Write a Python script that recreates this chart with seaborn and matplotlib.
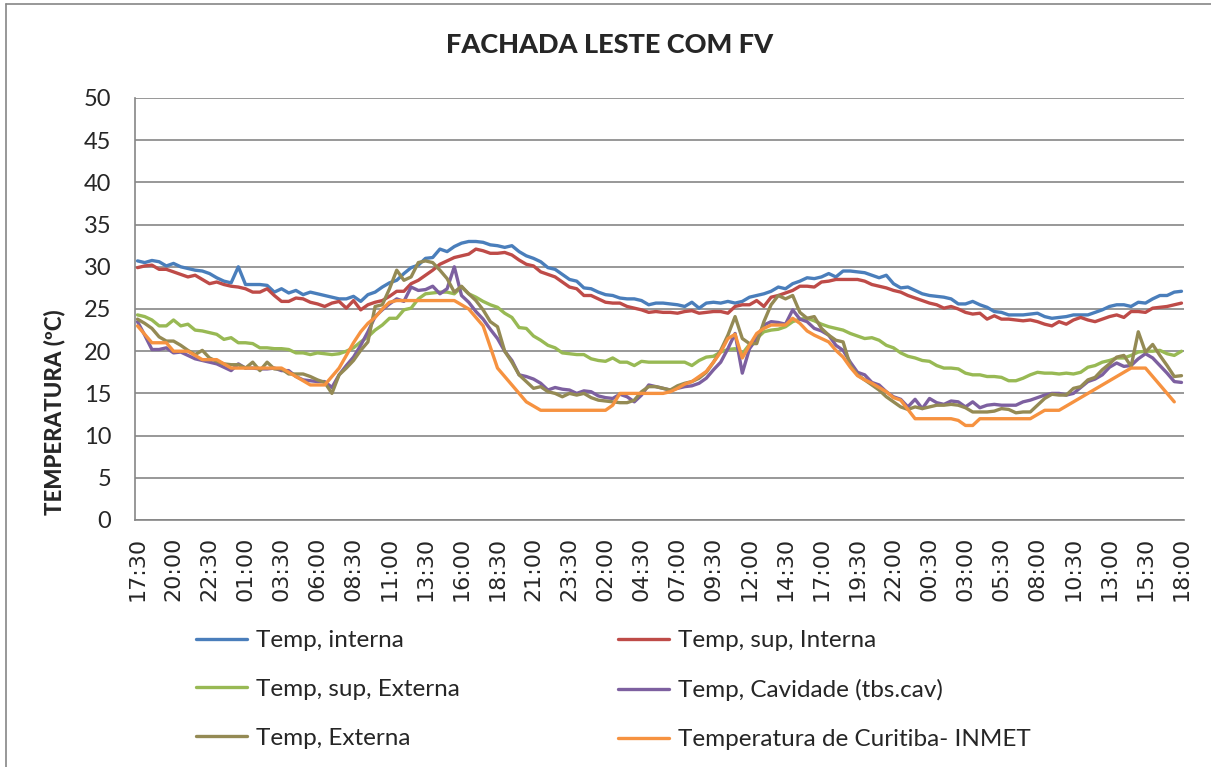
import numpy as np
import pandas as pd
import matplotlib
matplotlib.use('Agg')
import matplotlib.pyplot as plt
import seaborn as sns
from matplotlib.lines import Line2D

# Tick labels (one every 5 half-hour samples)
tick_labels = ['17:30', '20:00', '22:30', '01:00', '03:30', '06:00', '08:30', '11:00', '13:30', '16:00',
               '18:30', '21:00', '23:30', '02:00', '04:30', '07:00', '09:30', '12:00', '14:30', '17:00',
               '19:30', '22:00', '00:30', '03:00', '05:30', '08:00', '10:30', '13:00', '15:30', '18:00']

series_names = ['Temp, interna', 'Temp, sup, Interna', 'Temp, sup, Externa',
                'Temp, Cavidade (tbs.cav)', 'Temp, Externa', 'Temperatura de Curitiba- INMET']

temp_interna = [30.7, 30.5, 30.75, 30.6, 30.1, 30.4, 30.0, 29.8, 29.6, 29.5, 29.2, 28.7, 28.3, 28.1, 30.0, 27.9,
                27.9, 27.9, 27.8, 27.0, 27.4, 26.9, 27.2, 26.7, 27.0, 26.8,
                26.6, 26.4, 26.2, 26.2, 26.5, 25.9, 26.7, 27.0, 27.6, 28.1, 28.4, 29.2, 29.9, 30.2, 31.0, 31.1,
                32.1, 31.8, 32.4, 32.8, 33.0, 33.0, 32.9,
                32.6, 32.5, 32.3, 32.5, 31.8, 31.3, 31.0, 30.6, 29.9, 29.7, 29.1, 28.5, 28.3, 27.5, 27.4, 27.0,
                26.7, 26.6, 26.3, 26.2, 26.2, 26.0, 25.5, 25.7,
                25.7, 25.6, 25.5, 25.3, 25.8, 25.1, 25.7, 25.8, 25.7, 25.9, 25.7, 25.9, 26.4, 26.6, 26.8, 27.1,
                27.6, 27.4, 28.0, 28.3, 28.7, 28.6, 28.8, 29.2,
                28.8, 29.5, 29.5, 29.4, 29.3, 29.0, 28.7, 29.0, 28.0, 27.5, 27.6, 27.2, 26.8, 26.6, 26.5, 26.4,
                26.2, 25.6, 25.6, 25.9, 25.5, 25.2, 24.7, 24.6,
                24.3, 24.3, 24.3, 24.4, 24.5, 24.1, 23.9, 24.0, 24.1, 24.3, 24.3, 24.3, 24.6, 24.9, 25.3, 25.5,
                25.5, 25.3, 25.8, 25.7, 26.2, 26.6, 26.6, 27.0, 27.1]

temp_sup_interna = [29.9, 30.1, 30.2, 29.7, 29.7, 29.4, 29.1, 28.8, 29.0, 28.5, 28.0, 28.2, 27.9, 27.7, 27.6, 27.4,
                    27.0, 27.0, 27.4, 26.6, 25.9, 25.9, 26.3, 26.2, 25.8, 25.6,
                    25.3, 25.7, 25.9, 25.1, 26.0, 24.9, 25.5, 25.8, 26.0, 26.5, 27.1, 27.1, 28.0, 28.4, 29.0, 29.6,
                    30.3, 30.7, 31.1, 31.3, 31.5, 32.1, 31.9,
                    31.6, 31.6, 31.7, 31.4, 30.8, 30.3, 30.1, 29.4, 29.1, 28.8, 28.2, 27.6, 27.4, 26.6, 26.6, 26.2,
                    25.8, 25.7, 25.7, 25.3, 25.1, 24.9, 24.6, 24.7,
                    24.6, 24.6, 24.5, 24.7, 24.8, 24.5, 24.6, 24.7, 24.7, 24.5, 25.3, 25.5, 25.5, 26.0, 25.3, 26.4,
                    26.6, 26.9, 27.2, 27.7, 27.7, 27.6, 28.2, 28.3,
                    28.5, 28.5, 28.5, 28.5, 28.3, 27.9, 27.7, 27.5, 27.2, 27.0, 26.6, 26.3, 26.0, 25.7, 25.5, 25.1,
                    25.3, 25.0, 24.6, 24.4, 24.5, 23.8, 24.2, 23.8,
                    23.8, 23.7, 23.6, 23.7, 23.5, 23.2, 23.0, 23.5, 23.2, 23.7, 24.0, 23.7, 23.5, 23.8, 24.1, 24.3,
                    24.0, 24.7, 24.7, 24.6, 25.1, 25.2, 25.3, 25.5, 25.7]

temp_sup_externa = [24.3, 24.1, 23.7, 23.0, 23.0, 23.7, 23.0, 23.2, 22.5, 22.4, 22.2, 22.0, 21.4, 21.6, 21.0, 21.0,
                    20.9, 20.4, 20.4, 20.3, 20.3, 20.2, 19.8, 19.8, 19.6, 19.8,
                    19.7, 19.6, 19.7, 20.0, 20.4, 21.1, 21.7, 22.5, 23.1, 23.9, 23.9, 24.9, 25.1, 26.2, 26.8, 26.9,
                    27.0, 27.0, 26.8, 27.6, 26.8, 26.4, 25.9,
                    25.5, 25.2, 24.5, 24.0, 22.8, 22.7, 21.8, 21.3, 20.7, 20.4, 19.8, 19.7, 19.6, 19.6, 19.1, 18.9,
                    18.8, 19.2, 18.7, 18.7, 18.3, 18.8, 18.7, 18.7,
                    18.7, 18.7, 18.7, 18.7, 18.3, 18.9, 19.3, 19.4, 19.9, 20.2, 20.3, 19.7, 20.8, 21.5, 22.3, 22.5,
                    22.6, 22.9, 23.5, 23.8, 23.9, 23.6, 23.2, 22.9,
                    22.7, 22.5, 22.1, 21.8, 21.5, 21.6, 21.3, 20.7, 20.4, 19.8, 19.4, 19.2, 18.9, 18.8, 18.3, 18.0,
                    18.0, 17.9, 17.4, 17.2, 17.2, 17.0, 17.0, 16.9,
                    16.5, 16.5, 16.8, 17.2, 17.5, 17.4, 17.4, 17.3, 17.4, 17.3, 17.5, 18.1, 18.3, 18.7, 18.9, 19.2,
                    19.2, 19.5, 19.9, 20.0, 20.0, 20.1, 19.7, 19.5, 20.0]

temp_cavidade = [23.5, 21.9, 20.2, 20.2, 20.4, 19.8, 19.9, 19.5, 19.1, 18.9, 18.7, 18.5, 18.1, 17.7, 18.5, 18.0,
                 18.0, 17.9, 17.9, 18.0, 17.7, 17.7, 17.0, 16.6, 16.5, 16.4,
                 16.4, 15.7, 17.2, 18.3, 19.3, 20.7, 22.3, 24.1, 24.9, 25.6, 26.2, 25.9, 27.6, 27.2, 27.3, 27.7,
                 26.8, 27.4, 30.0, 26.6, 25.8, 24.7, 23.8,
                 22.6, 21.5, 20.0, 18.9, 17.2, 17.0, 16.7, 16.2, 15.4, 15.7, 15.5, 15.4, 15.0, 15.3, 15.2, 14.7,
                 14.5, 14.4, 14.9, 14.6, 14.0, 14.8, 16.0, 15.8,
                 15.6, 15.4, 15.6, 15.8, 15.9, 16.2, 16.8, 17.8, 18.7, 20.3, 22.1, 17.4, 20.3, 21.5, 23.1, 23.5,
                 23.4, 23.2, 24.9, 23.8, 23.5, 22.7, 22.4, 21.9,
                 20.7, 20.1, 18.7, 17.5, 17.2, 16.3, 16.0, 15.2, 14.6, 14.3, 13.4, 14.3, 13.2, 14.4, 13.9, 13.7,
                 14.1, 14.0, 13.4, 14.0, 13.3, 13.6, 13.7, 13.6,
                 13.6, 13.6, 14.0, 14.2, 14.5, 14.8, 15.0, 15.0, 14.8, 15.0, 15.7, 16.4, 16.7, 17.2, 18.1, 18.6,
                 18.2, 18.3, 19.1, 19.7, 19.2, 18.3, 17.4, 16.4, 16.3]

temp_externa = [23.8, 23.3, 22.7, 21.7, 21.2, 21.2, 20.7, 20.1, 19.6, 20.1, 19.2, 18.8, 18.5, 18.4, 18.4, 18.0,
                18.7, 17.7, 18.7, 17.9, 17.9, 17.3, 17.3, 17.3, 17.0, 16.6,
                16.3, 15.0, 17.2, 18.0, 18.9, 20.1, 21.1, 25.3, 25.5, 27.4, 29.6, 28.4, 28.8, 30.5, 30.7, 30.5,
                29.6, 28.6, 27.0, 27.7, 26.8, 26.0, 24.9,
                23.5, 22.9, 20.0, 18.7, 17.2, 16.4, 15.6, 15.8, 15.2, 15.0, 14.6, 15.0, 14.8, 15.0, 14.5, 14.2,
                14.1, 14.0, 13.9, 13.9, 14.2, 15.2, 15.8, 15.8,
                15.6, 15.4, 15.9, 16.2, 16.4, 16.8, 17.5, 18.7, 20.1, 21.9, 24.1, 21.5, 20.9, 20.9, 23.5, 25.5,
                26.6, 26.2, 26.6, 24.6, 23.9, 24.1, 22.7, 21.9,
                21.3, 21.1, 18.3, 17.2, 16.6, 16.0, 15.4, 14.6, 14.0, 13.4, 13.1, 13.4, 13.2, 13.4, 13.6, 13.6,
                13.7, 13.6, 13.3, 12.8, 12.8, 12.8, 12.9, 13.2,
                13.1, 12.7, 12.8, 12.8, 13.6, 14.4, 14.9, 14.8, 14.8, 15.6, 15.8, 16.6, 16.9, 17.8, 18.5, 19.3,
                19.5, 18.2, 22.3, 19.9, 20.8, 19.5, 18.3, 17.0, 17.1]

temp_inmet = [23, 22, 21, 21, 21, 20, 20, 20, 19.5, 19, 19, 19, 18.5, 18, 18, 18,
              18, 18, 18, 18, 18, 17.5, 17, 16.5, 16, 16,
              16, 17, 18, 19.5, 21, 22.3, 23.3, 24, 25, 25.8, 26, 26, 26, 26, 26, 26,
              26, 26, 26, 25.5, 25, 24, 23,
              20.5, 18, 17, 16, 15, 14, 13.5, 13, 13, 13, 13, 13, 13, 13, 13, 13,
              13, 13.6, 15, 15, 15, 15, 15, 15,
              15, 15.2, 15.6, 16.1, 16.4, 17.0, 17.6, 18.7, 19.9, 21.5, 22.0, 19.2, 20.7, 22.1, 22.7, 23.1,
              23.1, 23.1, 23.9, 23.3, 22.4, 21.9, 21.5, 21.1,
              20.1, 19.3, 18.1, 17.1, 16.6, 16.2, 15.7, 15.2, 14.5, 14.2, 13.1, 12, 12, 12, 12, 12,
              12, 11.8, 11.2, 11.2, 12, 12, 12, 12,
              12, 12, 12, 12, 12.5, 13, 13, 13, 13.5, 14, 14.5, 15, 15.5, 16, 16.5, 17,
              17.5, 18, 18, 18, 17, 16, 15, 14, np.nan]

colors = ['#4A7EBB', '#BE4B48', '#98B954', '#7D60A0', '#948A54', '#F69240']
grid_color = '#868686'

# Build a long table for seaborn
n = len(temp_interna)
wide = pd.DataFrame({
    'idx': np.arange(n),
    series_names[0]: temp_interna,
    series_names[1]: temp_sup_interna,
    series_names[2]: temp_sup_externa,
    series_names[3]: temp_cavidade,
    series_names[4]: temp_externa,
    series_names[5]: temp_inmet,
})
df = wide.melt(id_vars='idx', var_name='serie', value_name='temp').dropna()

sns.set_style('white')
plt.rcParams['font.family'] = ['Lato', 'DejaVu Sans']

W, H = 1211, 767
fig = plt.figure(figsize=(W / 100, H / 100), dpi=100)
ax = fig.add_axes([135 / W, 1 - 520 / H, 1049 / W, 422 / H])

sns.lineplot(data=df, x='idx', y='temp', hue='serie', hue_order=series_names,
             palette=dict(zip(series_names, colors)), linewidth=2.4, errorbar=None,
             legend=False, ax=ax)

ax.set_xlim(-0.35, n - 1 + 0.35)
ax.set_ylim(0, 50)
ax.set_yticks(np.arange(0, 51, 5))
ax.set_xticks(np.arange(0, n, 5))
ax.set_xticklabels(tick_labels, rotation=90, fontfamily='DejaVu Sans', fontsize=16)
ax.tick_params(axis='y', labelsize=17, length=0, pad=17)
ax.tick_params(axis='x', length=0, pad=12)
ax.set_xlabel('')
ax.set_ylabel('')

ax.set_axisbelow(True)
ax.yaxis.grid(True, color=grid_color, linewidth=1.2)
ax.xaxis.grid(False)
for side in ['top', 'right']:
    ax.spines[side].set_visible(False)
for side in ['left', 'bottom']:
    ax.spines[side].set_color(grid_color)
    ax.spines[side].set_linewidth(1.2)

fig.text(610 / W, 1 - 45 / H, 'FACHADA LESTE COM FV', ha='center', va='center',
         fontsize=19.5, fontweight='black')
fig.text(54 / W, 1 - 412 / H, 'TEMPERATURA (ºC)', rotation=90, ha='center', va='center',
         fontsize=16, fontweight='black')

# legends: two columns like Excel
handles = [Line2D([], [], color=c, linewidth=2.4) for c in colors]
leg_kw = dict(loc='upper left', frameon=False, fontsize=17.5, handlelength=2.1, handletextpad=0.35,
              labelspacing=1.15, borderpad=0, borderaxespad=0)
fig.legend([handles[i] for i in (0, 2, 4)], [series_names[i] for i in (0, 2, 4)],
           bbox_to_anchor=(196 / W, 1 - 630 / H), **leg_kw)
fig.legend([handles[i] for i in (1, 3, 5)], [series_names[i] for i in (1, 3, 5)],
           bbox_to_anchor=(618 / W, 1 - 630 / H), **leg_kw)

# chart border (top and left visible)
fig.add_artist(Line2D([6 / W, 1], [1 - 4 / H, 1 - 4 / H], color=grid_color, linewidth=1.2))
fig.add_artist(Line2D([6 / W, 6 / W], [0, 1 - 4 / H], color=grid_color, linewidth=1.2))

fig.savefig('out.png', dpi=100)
━━━━━━━━━━━━━━━━━━━━━━━━━━━━━━
- YOUR GOAL
With the pictures left out, restate word for word every line of the data above, from the first down to the line that contains "from matplotlib.lines import Line2D".

- CORRECT OUTPUT
Write a Python script that recreates this chart with seaborn and matplotlib.
import numpy as np
import pandas as pd
import matplotlib
matplotlib.use('Agg')
import matplotlib.pyplot as plt
import seaborn as sns
from matplotlib.lines import Line2D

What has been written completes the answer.